* WRITTEN TASK
Return the material exactly as supplied, apart from the pictures, which are omitted.

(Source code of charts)
========================================
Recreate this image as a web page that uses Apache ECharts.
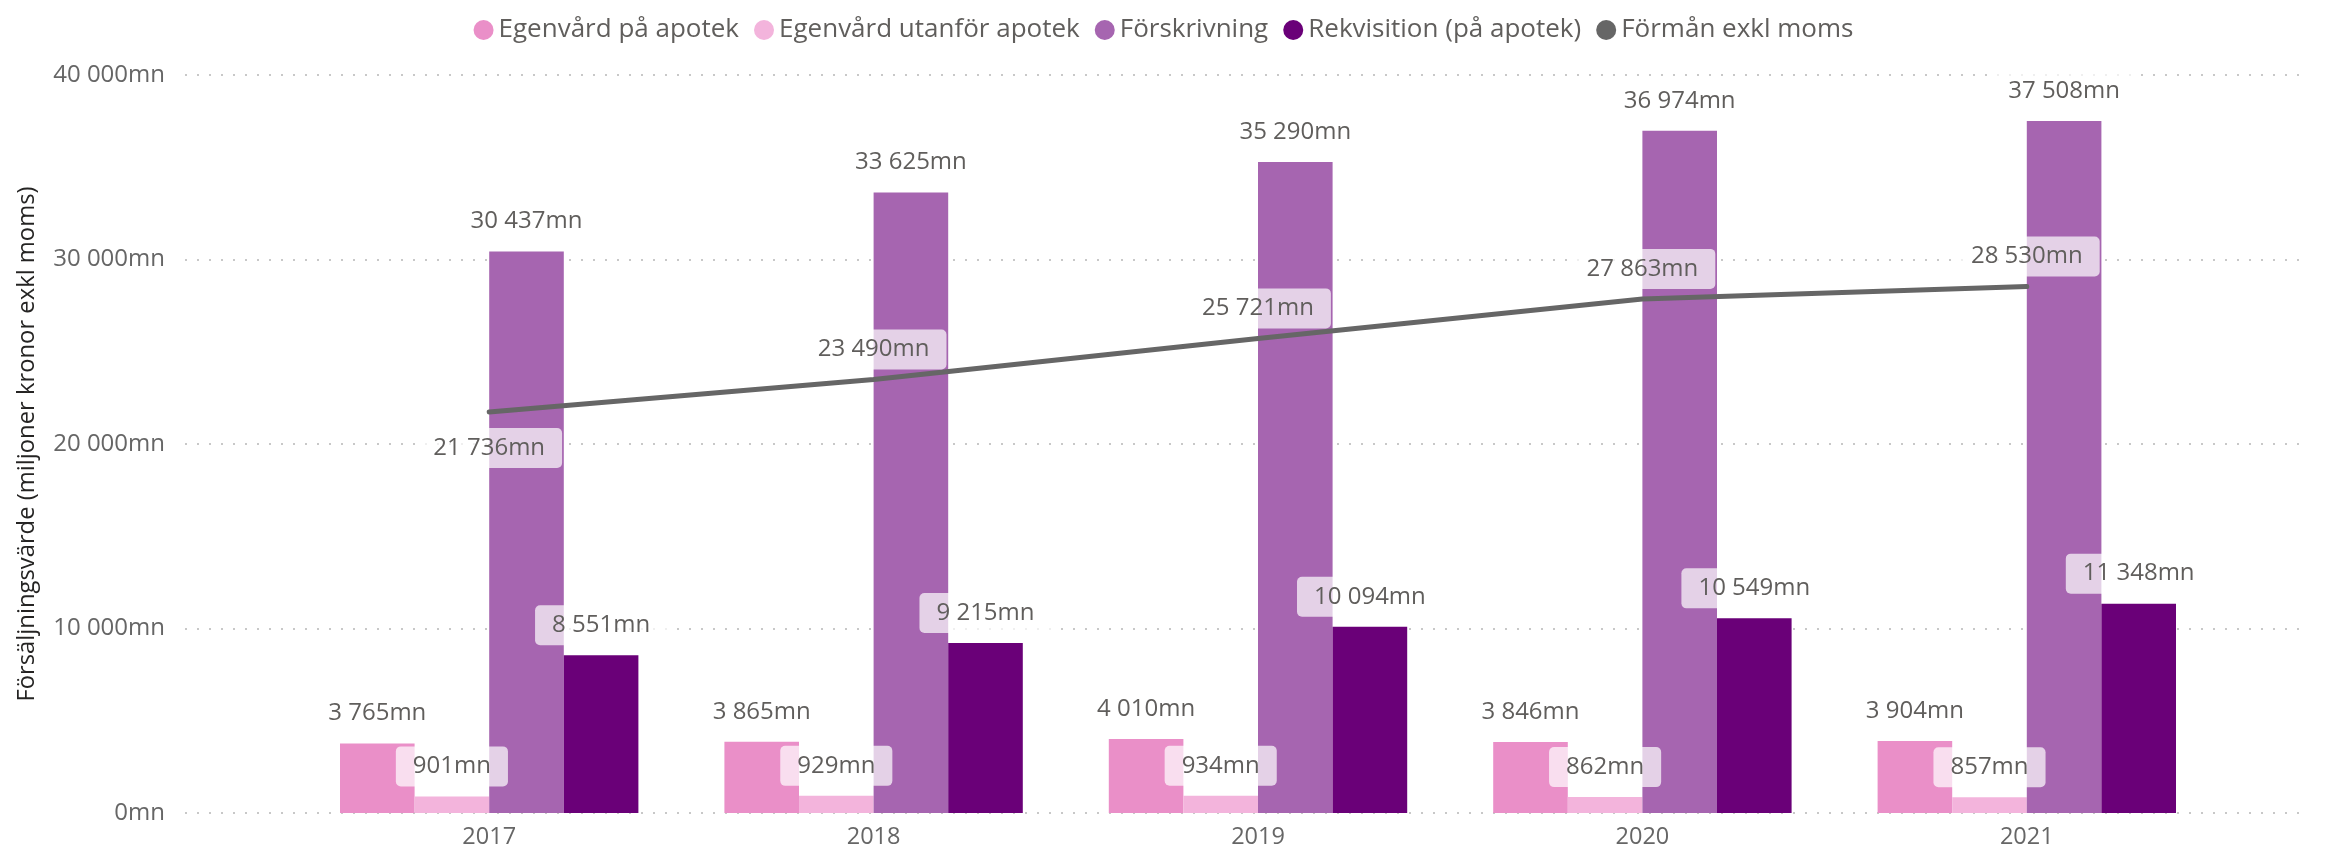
<!DOCTYPE html>
<html>
<head>
<meta charset="utf-8">
<script src="https://cdn.jsdelivr.net/npm/echarts@6/dist/echarts.min.js"></script>
<style>
  html, body { margin: 0; padding: 0; background: #fff; }
  #chart { width: 2327px; height: 851px; }
</style>
</head>
<body>
<div id="chart"></div>
<script>
// år
var years = ["2017", "2018", "2019", "2020", "2021"];
// försäljningsvärde, miljoner kronor exkl moms
var egenvardApotek = [3765, 3865, 4010, 3846, 3904];
var egenvardUtanfor = [901, 929, 934, 862, 857];
var forskrivning = [30437, 33625, 35290, 36974, 37508];
var rekvisition = [8551, 9215, 10094, 10549, 11348];
var formanExklMoms = [21736, 23490, 25721, 27863, 28530];
var yTicks = [0, 10000, 20000, 30000, 40000];

var FONT = '"Segoe UI", "Open Sans", sans-serif';
var LABEL_COLOR = "#605E5C";

function fmt(v) {
  return String(v).replace(/\B(?=(\d{3})+(?!\d))/g, " ") + "mn";
}

var dataLabel = {
  show: true,
  position: "top",
  distance: 10,
  fontFamily: FONT,
  fontSize: 24,
  lineHeight: 24,
  color: LABEL_COLOR,
  backgroundColor: "rgba(255,255,255,0.7)",
  borderRadius: 5,
  padding: [8, 17],
  formatter: function (p) { return fmt(p.value); }
};

function barSeries(name, color, data) {
  return {
    name: name,
    type: "bar",
    xAxisIndex: 1,
    yAxisIndex: 1,
    barWidth: 74.6,
    barGap: "0%",
    itemStyle: { color: color },
    label: dataLabel,
    data: data
  };
}

// första punkten på linjen har etiketten under
var lineData = formanExklMoms.map(function (v, i) {
  if (i === 0) {
    return { value: v, label: { position: "bottom", distance: 16 } };
  }
  return v;
});

var chart = echarts.init(document.getElementById("chart"));
var option = {
  animation: false,
  backgroundColor: "#ffffff",
  textStyle: { fontFamily: FONT },
  color: ["#EA8FC8", "#F3B4DC", "#A665B0", "#6A0078", "#666666"],
  legend: {
    top: 12,
    left: "center",
    icon: "circle",
    itemWidth: 20,
    itemHeight: 20,
    itemGap: 15,
    textStyle: { fontFamily: FONT, fontSize: 26, color: LABEL_COLOR },
    data: ["Egenvård på apotek", "Egenvård utanför apotek", "Förskrivning",
           "Rekvisition (på apotek)", "Förmån exkl moms"]
  },
  grid: [
    { left: 185, right: 18, top: 75, bottom: 38 },
    { left: 297, right: 108, top: 75, bottom: 38 }
  ],
  xAxis: [
    { gridIndex: 0, type: "value", show: false, min: 0, max: 1 },
    {
      gridIndex: 1,
      type: "category",
      data: years,
      axisLine: { show: false },
      axisTick: { show: false },
      axisLabel: { fontFamily: FONT, fontSize: 23.5, color: "#666666", margin: 12 }
    }
  ],
  yAxis: [
    {
      gridIndex: 0,
      type: "value",
      min: yTicks[0],
      max: yTicks[yTicks.length - 1],
      interval: yTicks[1] - yTicks[0],
      name: "Försäljningsvärde (miljoner kronor exkl moms)",
      nameLocation: "middle",
      nameGap: 146,
      nameTextStyle: { fontFamily: FONT, fontSize: 23.8, color: "#252423" },
      axisLine: { show: false },
      axisTick: { show: false },
      axisLabel: {
        fontFamily: FONT,
        fontSize: 24,
        color: "#666666",
        margin: 20,
        formatter: function (v) { return fmt(v); }
      },
      splitLine: {
        lineStyle: { color: "#C8C8C8", width: 2, type: [2, 10] }
      }
    },
    {
      gridIndex: 1,
      type: "value",
      show: false,
      min: yTicks[0],
      max: yTicks[yTicks.length - 1]
    }
  ],
  series: [
    barSeries("Egenvård på apotek", "#EA8FC8", egenvardApotek),
    barSeries("Egenvård utanför apotek", "#F3B4DC", egenvardUtanfor),
    barSeries("Förskrivning", "#A665B0", forskrivning),
    barSeries("Rekvisition (på apotek)", "#6A0078", rekvisition),
    {
      name: "Förmån exkl moms",
      type: "line",
      xAxisIndex: 1,
      yAxisIndex: 1,
      z: 3,
      showSymbol: true,
      symbol: "circle",
      symbolSize: 0.1,
      lineStyle: { color: "#666666", width: 5, cap: "round" },
      itemStyle: { color: "#666666" },
      label: dataLabel,
      data: lineData
    }
  ]
};
chart.setOption(option);
</script>
</body>
</html>
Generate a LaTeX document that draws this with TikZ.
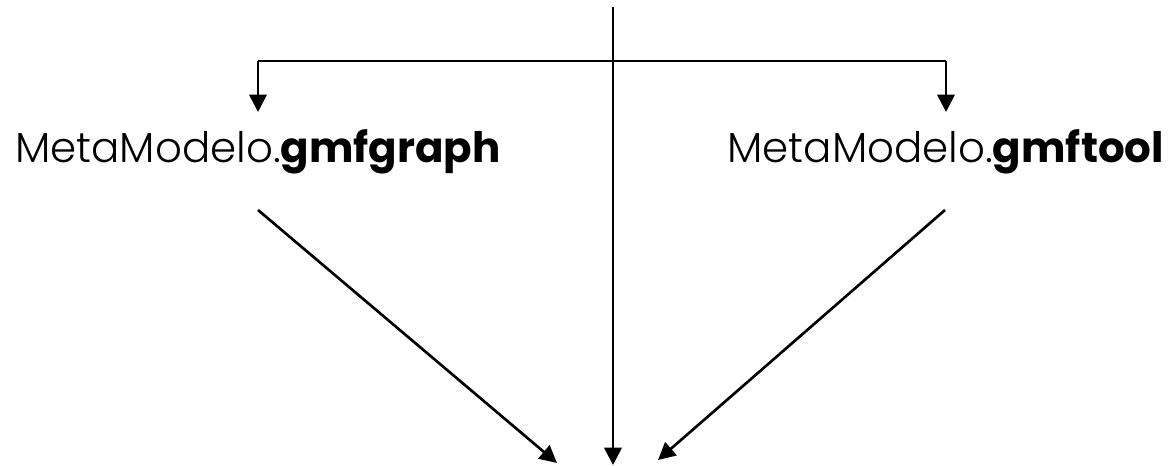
\documentclass[tikz,border=0pt]{standalone}
\usepackage{fontspec}
\setmainfont{Poppins}[UprightFont={* Light},BoldFont={* Bold}]
\usetikzlibrary{arrows.meta}
\begin{document}
\begin{tikzpicture}[x=0.02646cm,y=-0.02646cm,
  conn/.style={line width=2pt,black},
  arr/.style={conn,-{Triangle[length=13pt,width=13pt]}},
  lbl/.style={inner sep=0pt,anchor=base west,font=\fontsize{31.6pt}{36pt}\selectfont}]
\useasboundingbox[fill=white] (0,0) rectangle (1171,466);
% labels
\node[lbl] (gg) at (15,163) {MetaModelo.\textbf{gmfgraph}};
\node[lbl] (gt) at (727,163) {MetaModelo.\textbf{gmftool}};
% coordinates
\coordinate (top) at (613,7);
\coordinate (bot) at (613,465);
\coordinate (hl) at (258,61);
\coordinate (hr) at (946,61);
\coordinate (tl) at (258,112);
\coordinate (tr) at (946,112);
\coordinate (sl) at (258,210);
\coordinate (sr) at (945,210);
\coordinate (el) at (557,463);
\coordinate (er) at (658,460);
% connectors
\draw[arr] (top) -- (bot);
\draw[conn] (hl) -- (hr);
\draw[arr] (hl) -- (tl);
\draw[arr] (hr) -- (tr);
\draw[arr] (sl) -- (el);
\draw[arr] (sr) -- (er);
\end{tikzpicture}
\end{document}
========================================
* OUTPUT BELOW
Recreate this image as a web page that uses Apache ECharts.
<!DOCTYPE html>
<html>
<head>
<meta charset="utf-8">
<script src="https://cdn.jsdelivr.net/npm/echarts@6/dist/echarts.min.js"></script>
<style>
  html, body { margin: 0; padding: 0; background: #fff; }
  #chart { width: 2327px; height: 851px; }
</style>
</head>
<body>
<div id="chart"></div>
<script>
// år
var years = ["2017", "2018", "2019", "2020", "2021"];
// försäljningsvärde, miljoner kronor exkl moms
var egenvardApotek = [3765, 3865, 4010, 3846, 3904];
var egenvardUtanfor = [901, 929, 934, 862, 857];
var forskrivning = [30437, 33625, 35290, 36974, 37508];
var rekvisition = [8551, 9215, 10094, 10549, 11348];
var formanExklMoms = [21736, 23490, 25721, 27863, 28530];
var yTicks = [0, 10000, 20000, 30000, 40000];

var FONT = '"Segoe UI", "Open Sans", sans-serif';
var LABEL_COLOR = "#605E5C";

function fmt(v) {
  return String(v).replace(/\B(?=(\d{3})+(?!\d))/g, " ") + "mn";
}

var dataLabel = {
  show: true,
  position: "top",
  distance: 10,
  fontFamily: FONT,
  fontSize: 24,
  lineHeight: 24,
  color: LABEL_COLOR,
  backgroundColor: "rgba(255,255,255,0.7)",
  borderRadius: 5,
  padding: [8, 17],
  formatter: function (p) { return fmt(p.value); }
};

function barSeries(name, color, data) {
  return {
    name: name,
    type: "bar",
    xAxisIndex: 1,
    yAxisIndex: 1,
    barWidth: 74.6,
    barGap: "0%",
    itemStyle: { color: color },
    label: dataLabel,
    data: data
  };
}

// första punkten på linjen har etiketten under
var lineData = formanExklMoms.map(function (v, i) {
  if (i === 0) {
    return { value: v, label: { position: "bottom", distance: 16 } };
  }
  return v;
});

var chart = echarts.init(document.getElementById("chart"));
var option = {
  animation: false,
  backgroundColor: "#ffffff",
  textStyle: { fontFamily: FONT },
  color: ["#EA8FC8", "#F3B4DC", "#A665B0", "#6A0078", "#666666"],
  legend: {
    top: 12,
    left: "center",
    icon: "circle",
    itemWidth: 20,
    itemHeight: 20,
    itemGap: 15,
    textStyle: { fontFamily: FONT, fontSize: 26, color: LABEL_COLOR },
    data: ["Egenvård på apotek", "Egenvård utanför apotek", "Förskrivning",
           "Rekvisition (på apotek)", "Förmån exkl moms"]
  },
  grid: [
    { left: 185, right: 18, top: 75, bottom: 38 },
    { left: 297, right: 108, top: 75, bottom: 38 }
  ],
  xAxis: [
    { gridIndex: 0, type: "value", show: false, min: 0, max: 1 },
    {
      gridIndex: 1,
      type: "category",
      data: years,
      axisLine: { show: false },
      axisTick: { show: false },
      axisLabel: { fontFamily: FONT, fontSize: 23.5, color: "#666666", margin: 12 }
    }
  ],
  yAxis: [
    {
      gridIndex: 0,
      type: "value",
      min: yTicks[0],
      max: yTicks[yTicks.length - 1],
      interval: yTicks[1] - yTicks[0],
      name: "Försäljningsvärde (miljoner kronor exkl moms)",
      nameLocation: "middle",
      nameGap: 146,
      nameTextStyle: { fontFamily: FONT, fontSize: 23.8, color: "#252423" },
      axisLine: { show: false },
      axisTick: { show: false },
      axisLabel: {
        fontFamily: FONT,
        fontSize: 24,
        color: "#666666",
        margin: 20,
        formatter: function (v) { return fmt(v); }
      },
      splitLine: {
        lineStyle: { color: "#C8C8C8", width: 2, type: [2, 10] }
      }
    },
    {
      gridIndex: 1,
      type: "value",
      show: false,
      min: yTicks[0],
      max: yTicks[yTicks.length - 1]
    }
  ],
  series: [
    barSeries("Egenvård på apotek", "#EA8FC8", egenvardApotek),
    barSeries("Egenvård utanför apotek", "#F3B4DC", egenvardUtanfor),
    barSeries("Förskrivning", "#A665B0", forskrivning),
    barSeries("Rekvisition (på apotek)", "#6A0078", rekvisition),
    {
      name: "Förmån exkl moms",
      type: "line",
      xAxisIndex: 1,
      yAxisIndex: 1,
      z: 3,
      showSymbol: true,
      symbol: "circle",
      symbolSize: 0.1,
      lineStyle: { color: "#666666", width: 5, cap: "round" },
      itemStyle: { color: "#666666" },
      label: dataLabel,
      data: lineData
    }
  ]
};
chart.setOption(option);
</script>
</body>
</html>
Generate a LaTeX document that draws this with TikZ.
\documentclass[tikz,border=0pt]{standalone}
\usepackage{fontspec}
\setmainfont{Poppins}[UprightFont={* Light},BoldFont={* Bold}]
\usetikzlibrary{arrows.meta}
\begin{document}
\begin{tikzpicture}[x=0.02646cm,y=-0.02646cm,
  conn/.style={line width=2pt,black},
  arr/.style={conn,-{Triangle[length=13pt,width=13pt]}},
  lbl/.style={inner sep=0pt,anchor=base west,font=\fontsize{31.6pt}{36pt}\selectfont}]
\useasboundingbox[fill=white] (0,0) rectangle (1171,466);
% labels
\node[lbl] (gg) at (15,163) {MetaModelo.\textbf{gmfgraph}};
\node[lbl] (gt) at (727,163) {MetaModelo.\textbf{gmftool}};
% coordinates
\coordinate (top) at (613,7);
\coordinate (bot) at (613,465);
\coordinate (hl) at (258,61);
\coordinate (hr) at (946,61);
\coordinate (tl) at (258,112);
\coordinate (tr) at (946,112);
\coordinate (sl) at (258,210);
\coordinate (sr) at (945,210);
\coordinate (el) at (557,463);
\coordinate (er) at (658,460);
% connectors
\draw[arr] (top) -- (bot);
\draw[conn] (hl) -- (hr);
\draw[arr] (hl) -- (tl);
\draw[arr] (hr) -- (tr);
\draw[arr] (sl) -- (el);
\draw[arr] (sr) -- (er);
\end{tikzpicture}
\end{document}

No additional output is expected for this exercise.